The move from private to public was quite a change and some adjustment, she said, was initially required. It took a little time to understand "the state way." She notes, however, a serendipitous discovery she made after her job change. She found that her new boss and co-workers at K-State, Salina were as wonderful as those with whom she had worked while at KWU.
Chris has been active in KASFAA, serving as co-chair and then chair of its Membership Committee as well as a Conference Planning Committee, and is currently serving as a member of the Awards Committee. She co-taught the Neophyte session at a KASFAA conference and has been a member of the western team that conducted the high school counselors' training workshops for the past two years. Chris has attended Summer Institute on two separate occasions. KWU sent her there in 1990 and she had the honor of being selected by KASFAA to attend the "Training for Trainers" session at the 1999 Summer Institute.
Besides the opportunity to attend state and regional conferences, she says that one of the best perks of the financial aid business is the opportunity to form friendships with colleagues and associate members of the organizations. Generally speaking, she said, those involved both directly and indirectly in financial aid are among the nicest people she's ever met. "There's just a good sense that we're all here to help the student. And due to the nature of our business, everyone seems blessed with the greatest weapon of all - a wonderful sense of humor."

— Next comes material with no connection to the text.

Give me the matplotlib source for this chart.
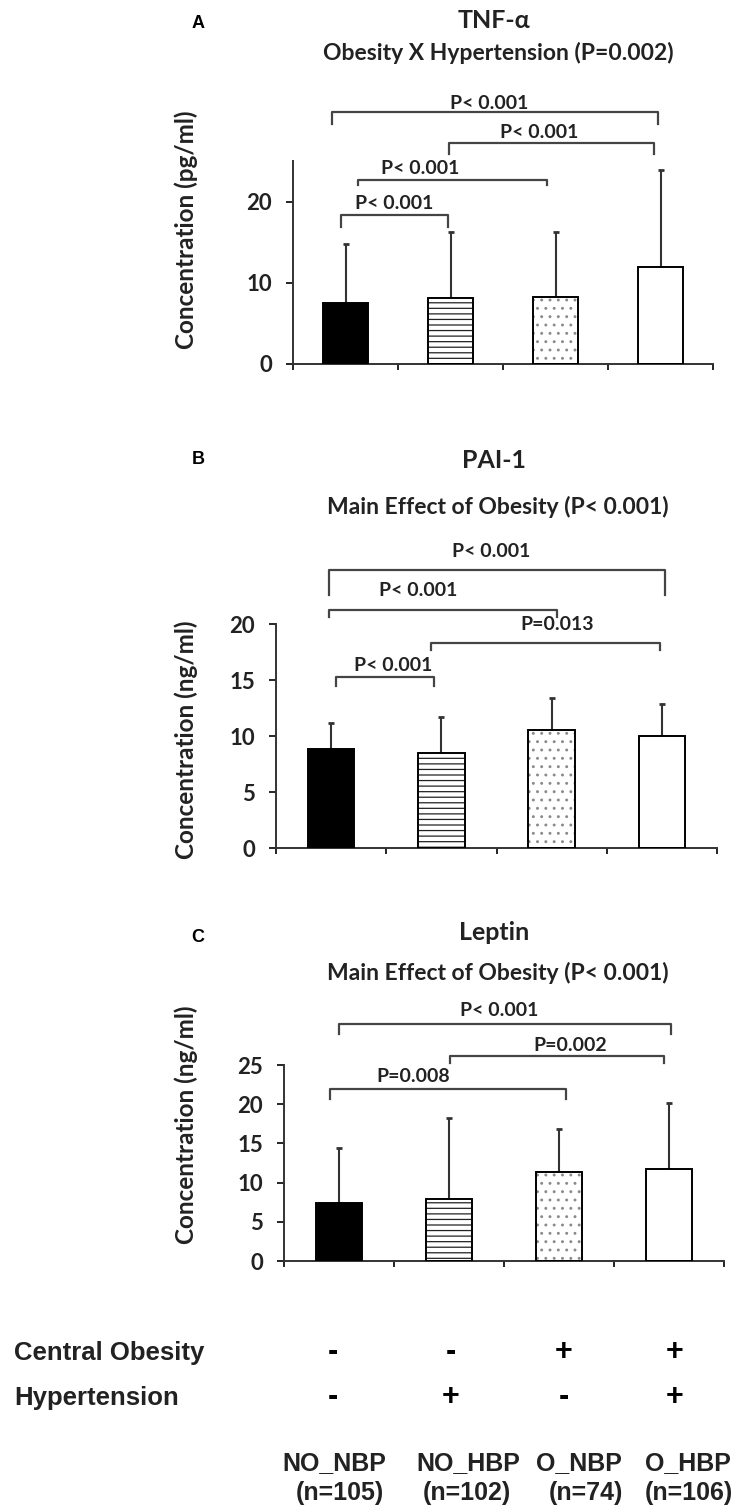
import matplotlib
matplotlib.use("Agg")
import matplotlib.pyplot as plt
import numpy as np

# data
groups = ["NO_NBP", "NO_HBP", "O_NBP", "O_HBP"]
group_n = ["(n=105)", "(n=102)", "(n=74)", "(n=106)"]
obesity_sign = ["-", "-", "+", "+"]
hbp_sign = ["-", "+", "-", "+"]

tnf_mean = [7.5, 8.1, 8.2, 12.0]
tnf_sd = [7.3, 8.2, 8.1, 11.9]
pai_mean = [8.8, 8.5, 10.5, 10.0]
pai_sd = [2.4, 3.2, 2.9, 2.9]
lep_mean = [7.4, 7.9, 11.3, 11.7]
lep_sd = [7.0, 10.4, 5.6, 8.5]

# brackets: (left leg x, right leg x, bar height, leg bottom, text x, text y, label)
tnf_brackets = [(-0.04, 0.98, 18.4, 16.9, 0.46, 19.75, "P< 0.001"),
                (0.12, 1.92, 22.6, 22.0, 0.71, 24.1, "P< 0.001"),
                (0.985, 2.94, 27.2, 25.9, 1.84, 28.5, "P< 0.001"),
                (-0.13, 2.98, 31.0, 29.5, 1.37, 32.1, "P< 0.001")]
pai_brackets = [(0.04, 0.93, 15.3, 14.5, 0.56, 16.3, "P< 0.001"),
                (0.91, 2.98, 18.3, 17.7, 2.05, 20.0, "P=0.013"),
                (-0.02, 2.05, 21.25, 20.6, 0.79, 23.0, "P< 0.001"),
                (-0.02, 3.03, 24.8, 22.6, 1.45, 26.5, "P< 0.001")]
lep_brackets = [(-0.08, 2.06, 22.0, 20.6, 0.67, 23.5, "P=0.008"),
                (1.01, 2.95, 26.2, 25.2, 2.1, 27.5, "P=0.002"),
                (0.0, 3.02, 30.2, 29.0, 1.46, 31.9, "P< 0.001")]

W, H = 737, 1506
plt.rcParams["hatch.linewidth"] = 0.9
fig = plt.figure(figsize=(W / 100, H / 100), dpi=100)

def fx(px):
    return px / W

def fy(py):
    return 1 - py / H

calib = "Lato"
arial = "Liberation Sans"
ink = "#222222"

hatches = [None, "---", "..", None]
faces = ["black", "white", "white", "white"]
hatch_cols = ["black", "#222222", "#8a8a8a", "black"]


def panel(left, right, top, zero, ymax, yticks, means, sds, brackets,
          letter, title, subtitle, ylabel, title_y, sub_y, letter_y, ylab_y):
    ax = fig.add_axes([fx(left), fy(zero), (right - left) / W, (zero - top) / H])
    x = np.arange(len(means))
    ax.bar(x, means, width=0.42, color=faces, linewidth=0, zorder=2)
    for i in range(len(means)):
        if hatches[i]:
            ax.bar(x[i], means[i], width=0.42, color="white",
                   edgecolor=hatch_cols[i], hatch=hatches[i], linewidth=0, zorder=2)
    ax.bar(x, means, width=0.42, color="none", edgecolor="black",
           linewidth=1.4, zorder=3)
    ax.errorbar(x, means, yerr=[np.zeros(len(sds)), sds], fmt="none",
                ecolor="#333333", elinewidth=1.5, capsize=2.5, capthick=2,
                zorder=1)
    ax.set_xlim(-0.5, 3.5)
    ax.set_ylim(0, ymax)
    ax.set_xticks(np.arange(-0.5, 4.0, 1.0))
    ax.set_xticklabels([])
    ax.set_yticks(yticks)
    ax.tick_params(axis="y", length=5, width=1.2, pad=10, labelsize=16)
    ax.tick_params(axis="x", length=4, width=1.2)
    for lab in ax.get_yticklabels():
        lab.set_fontfamily(calib)
        lab.set_fontweight("bold")
        lab.set_color(ink)
    for s in ["top", "right"]:
        ax.spines[s].set_visible(False)
    for s in ["left", "bottom"]:
        ax.spines[s].set_linewidth(1.4)
        ax.spines[s].set_color("#333333")
    for (xl, xr, h, leg, tx, ty, lab) in brackets:
        ax.plot([xl, xl, xr, xr], [leg, h, h, leg], color="#444444",
                lw=1.6, clip_on=False, zorder=4)
        ax.text(tx, ty, lab, ha="center", va="center", fontsize=14,
                fontfamily=calib, fontweight="bold", color=ink,
                clip_on=False)
    fig.text(fx(198), fy(letter_y), letter, ha="center", va="center",
             fontsize=13, fontfamily=arial, fontweight="bold")
    fig.text(fx(494), fy(title_y), title, ha="center", va="center",
             fontsize=18, fontfamily=calib, fontweight="bold", color=ink)
    fig.text(fx(498), fy(sub_y), subtitle, ha="center", va="center",
             fontsize=16.5, fontfamily=calib, fontweight="bold", color=ink)
    fig.text(fx(186), fy(ylab_y), ylabel, ha="center", va="center",
             rotation=90, fontsize=17.5, fontfamily=calib, fontweight="bold",
             color=ink)
    return ax


panel(293, 713, 161, 364, 25, [0, 10, 20], tnf_mean, tnf_sd, tnf_brackets,
      "A", "TNF-α", "Obesity X Hypertension (P=0.002)",
      "Concentration (pg/ml)", 20, 53, 23, 230)
panel(276, 717, 624, 848, 20, [0, 5, 10, 15, 20], pai_mean, pai_sd, pai_brackets,
      "B", "PAI-1", "Main Effect of Obesity (P< 0.001)",
      "Concentration (ng/ml)", 460, 507, 460, 740)
panel(284, 724, 1065, 1261, 25, [0, 5, 10, 15, 20, 25], lep_mean, lep_sd, lep_brackets,
      "C", "Leptin", "Main Effect of Obesity (P< 0.001)",
      "Concentration (ng/ml)", 933, 973, 937, 1125)

# bottom table of group definitions
col_x = [333, 451, 564, 675]
fig.text(fx(14), fy(1353), "Central Obesity", ha="left", va="center",
         fontsize=18.5, fontfamily=arial, fontweight="bold", color=ink)
fig.text(fx(14), fy(1398), "Hypertension", ha="left", va="center",
         fontsize=18.5, fontfamily=arial, fontweight="bold", color=ink)
for i in range(4):
    fig.text(fx(col_x[i]), fy(1352), obesity_sign[i], ha="center", va="center",
             fontsize=22, fontfamily=arial, fontweight="bold")
    fig.text(fx(col_x[i]), fy(1397), hbp_sign[i], ha="center", va="center",
             fontsize=22, fontfamily=arial, fontweight="bold")

name_x = [334, 468, 579, 688]
n_x = [340, 467, 586, 689]
for i in range(4):
    fig.text(fx(name_x[i]), fy(1463), groups[i], ha="center", va="center",
             fontsize=18, fontfamily=arial, fontweight="bold", color=ink)
    fig.text(fx(n_x[i]), fy(1493), group_n[i], ha="center", va="center",
             fontsize=18, fontfamily=arial, fontweight="bold", color=ink)

fig.savefig("out.png", dpi=100)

Chris comes from a military family. Her father made a career of the army and so the family lived all over the world and in different parts of the U.S. She was born in Japan and lived in Germany on two different occasions. The experience, she thinks, helped her to understand and appreciate other cultures as well as gave her great memories she might not otherwise have had. It did leave its mark in other ways, too. Chris blames her globe trotting younger years for the wanderlust she still feels today.

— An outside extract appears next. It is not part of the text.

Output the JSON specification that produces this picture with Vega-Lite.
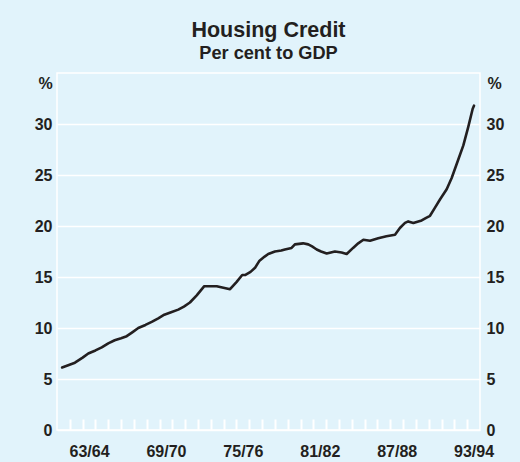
{
  "$schema": "https://vega.github.io/schema/vega-lite/v6.json",
  "autosize": "none",
  "width": 423,
  "height": 357,
  "padding": {"left": 57, "top": 73, "right": 40, "bottom": 32},
  "background": "#e1f3fb",
  "title": {
    "text": "Housing Credit",
    "subtitle": "Per cent to GDP",
    "anchor": "middle",
    "frame": "group",
    "font": "Liberation Sans",
    "fontSize": 21.5,
    "fontWeight": "bold",
    "color": "#231f20",
    "subtitleFont": "Liberation Sans",
    "subtitleFontSize": 18.2,
    "subtitleFontWeight": "bold",
    "subtitleColor": "#231f20",
    "subtitlePadding": 3,
    "offset": 11
  },
  "config": {
    "view": {"stroke": "white", "strokeWidth": 1.5, "fill": "#e1f3fb"},
    "axis": {
      "labelFont": "Liberation Sans",
      "labelFontSize": 16,
      "labelFontWeight": "bold",
      "labelColor": "#231f20",
      "titleFont": "Liberation Sans",
      "titleFontSize": 16,
      "titleFontWeight": "bold",
      "titleColor": "#231f20",
      "labelOverlap": false
    }
  },
  "data": {
    "values": [
      {"year": 1961.9, "credit": 6.13},
      {"year": 1962.9, "credit": 6.6},
      {"year": 1963.5, "credit": 7.1},
      {"year": 1963.94, "credit": 7.5},
      {"year": 1964.5, "credit": 7.8},
      {"year": 1964.99, "credit": 8.1},
      {"year": 1965.5, "credit": 8.5},
      {"year": 1966.0, "credit": 8.8},
      {"year": 1966.5, "credit": 9.0},
      {"year": 1966.94, "credit": 9.2},
      {"year": 1967.4, "credit": 9.6},
      {"year": 1967.84, "credit": 10.0},
      {"year": 1968.4, "credit": 10.3},
      {"year": 1968.89, "credit": 10.6},
      {"year": 1969.4, "credit": 10.95},
      {"year": 1969.87, "credit": 11.3},
      {"year": 1970.4, "credit": 11.55},
      {"year": 1970.96, "credit": 11.8},
      {"year": 1971.4, "credit": 12.1},
      {"year": 1971.87, "credit": 12.5},
      {"year": 1972.4, "credit": 13.2},
      {"year": 1972.99, "credit": 14.1},
      {"year": 1973.96, "credit": 14.1},
      {"year": 1975.0, "credit": 13.8},
      {"year": 1975.5, "credit": 14.5},
      {"year": 1975.95, "credit": 15.2},
      {"year": 1976.2, "credit": 15.2},
      {"year": 1976.6, "credit": 15.5},
      {"year": 1976.95, "credit": 15.9},
      {"year": 1977.3, "credit": 16.6},
      {"year": 1977.7, "credit": 17.0},
      {"year": 1977.98, "credit": 17.25},
      {"year": 1978.5, "credit": 17.5},
      {"year": 1979.0, "credit": 17.6},
      {"year": 1979.28, "credit": 17.7},
      {"year": 1979.8, "credit": 17.85},
      {"year": 1980.06, "credit": 18.2},
      {"year": 1980.7, "credit": 18.3},
      {"year": 1981.1, "credit": 18.2},
      {"year": 1981.4, "credit": 18.0},
      {"year": 1981.76, "credit": 17.7},
      {"year": 1982.1, "credit": 17.5},
      {"year": 1982.54, "credit": 17.3},
      {"year": 1983.18, "credit": 17.5},
      {"year": 1983.7, "credit": 17.4},
      {"year": 1984.1, "credit": 17.25},
      {"year": 1984.6, "credit": 17.85},
      {"year": 1985.0, "credit": 18.3},
      {"year": 1985.4, "credit": 18.65},
      {"year": 1985.92, "credit": 18.55},
      {"year": 1986.56, "credit": 18.8},
      {"year": 1987.2, "credit": 19.0},
      {"year": 1987.87, "credit": 19.15},
      {"year": 1988.25, "credit": 19.8},
      {"year": 1988.65, "credit": 20.3},
      {"year": 1988.9, "credit": 20.45},
      {"year": 1989.3, "credit": 20.3},
      {"year": 1989.95, "credit": 20.55},
      {"year": 1990.3, "credit": 20.8},
      {"year": 1990.6, "credit": 21.0},
      {"year": 1990.99, "credit": 21.8},
      {"year": 1991.4, "credit": 22.65},
      {"year": 1991.9, "credit": 23.6},
      {"year": 1992.29, "credit": 24.7},
      {"year": 1992.8, "credit": 26.5},
      {"year": 1993.2, "credit": 27.9},
      {"year": 1993.58, "credit": 29.7},
      {"year": 1993.93, "credit": 31.5},
      {"year": 1994.03, "credit": 31.8}
    ]
  },
  "encoding": {
    "x": {
      "field": "year",
      "type": "quantitative",
      "scale": {"domain": [1961.5, 1994.5], "nice": false, "zero": false},
      "axis": {
        "title": null,
        "domain": false,
        "grid": false,
        "values": [1962.5, 1963.5, 1964, 1964.5, 1965.5, 1966.5, 1967.5, 1968.5, 1969.5, 1970, 1970.5, 1971.5, 1972.5, 1973.5, 1974.5, 1975.5, 1976, 1976.5, 1977.5, 1978.5, 1979.5, 1980.5, 1981.5, 1982, 1982.5, 1983.5, 1984.5, 1985.5, 1986.5, 1987.5, 1988, 1988.5, 1989.5, 1990.5, 1991.5, 1992.5, 1993.5, 1994],
        "labelExpr": "datum.value % 1 === 0 ? (datum.value - 1901) + '/' + (datum.value - 1900) : ''",
        "labelOverlap": false,
        "labelFlush": false,
        "labelBound": false,
        "ticks": true,
        "tickWidth": 2,
        "tickSize": -11,
        "tickColor": {"condition": {"test": "datum.value % 1 === 0", "value": "transparent"}, "value": "white"},
        "labelPadding": 24,
        "labelBaseline": "top"
      }
    }
  },
  "layer": [
    {
      "mark": {"type": "line", "color": "#231f20", "strokeWidth": 2.6, "strokeJoin": "round", "strokeCap": "round"},
      "encoding": {
        "y": {
          "field": "credit",
          "type": "quantitative",
          "scale": {"domain": [0, 35], "nice": false},
          "axis": {
            "orient": "left",
            "values": [0, 5, 10, 15, 20, 25, 30],
            "title": "%",
            "titleAngle": 0,
            "titleX": -12,
            "titleY": 10,
            "titleAlign": "center",
            "titleBaseline": "middle",
            "domain": false,
            "ticks": false,
            "grid": true,
            "gridColor": "white",
            "gridWidth": 1.5,
            "labelPadding": 5,
            "labelBaseline": "middle"
          }
        }
      }
    },
    {
      "mark": {"type": "line", "opacity": 0},
      "encoding": {
        "y": {
          "field": "credit",
          "type": "quantitative",
          "axis": {
            "orient": "right",
            "values": [0, 5, 10, 15, 20, 25, 30],
            "title": "%",
            "titleAngle": 0,
            "titleX": 14,
            "titleY": 10,
            "titleAlign": "center",
            "titleBaseline": "middle",
            "domain": false,
            "ticks": false,
            "grid": false,
            "labelPadding": 6,
            "labelBaseline": "middle"
          }
        }
      }
    }
  ],
  "resolve": {"axis": {"y": "independent"}}
}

She loves to travel, camp, and hike and most weekends and vacations find her somewhere new and exciting (any place new IS exciting, she claims). Whether it's swinging her leg over a friend's Gold Wing motorcycle as they prepare to "hit the open road" or heading out with a group of Scouts to help them earn a merit badge for bicycling 50 miles in 8 hours ("Whew! At least the Kansas wind was at our backs!"), she's almost always ready to go and experience new things. Chris recently returned from a hike down to the bottom of the Grand Canyon where she insists it was much harder going down than it was coming back up.
The Grand Canyon trip was her way of celebrating 5 years of being cancer-free. A diagnosis of breast cancer in 1995 came in the middle of working on her M.A. degree at Kansas State University. The experience slowed her down - a little - but certainly did not stop her. Rather, it seems to have increased her zest for life. "I feel that God has given me five years that I may not have had. Of course I want to enjoy as much of this beautiful world as I can and do as much as I can for as long as He sees fit to let me." The experience has also made her much more conscious of her health and the best means by which to keep it. She learned something else as well. "Having no hair and then REALLY short hair was sooooo very convenient."
Chris has been single for 15 years ("it's just better that way, I think") and has four children, all grown and on their own. The toughest job she ever had, she said, was raising her children as a single mother. "That was hard. I was going to school, trying to maintain a decent GPA (she graduated valedictorian in 1990 at KWU), dealing with 4 teenagers, and living on student loans. I wouldn't want to do it again, though I don't ever regret doing it." Even completing her thesis (she received her M.A. in history in May 2000) wasn't as hard.
"As frustrated as I sometimes get with the financial aid 'system,' I suppose it suits me in many ways. It is never boring, there is usually plenty of variety that includes a good mix of people and paper, and my office is always 'hopping.'"
That's her story and she's stickin' to it.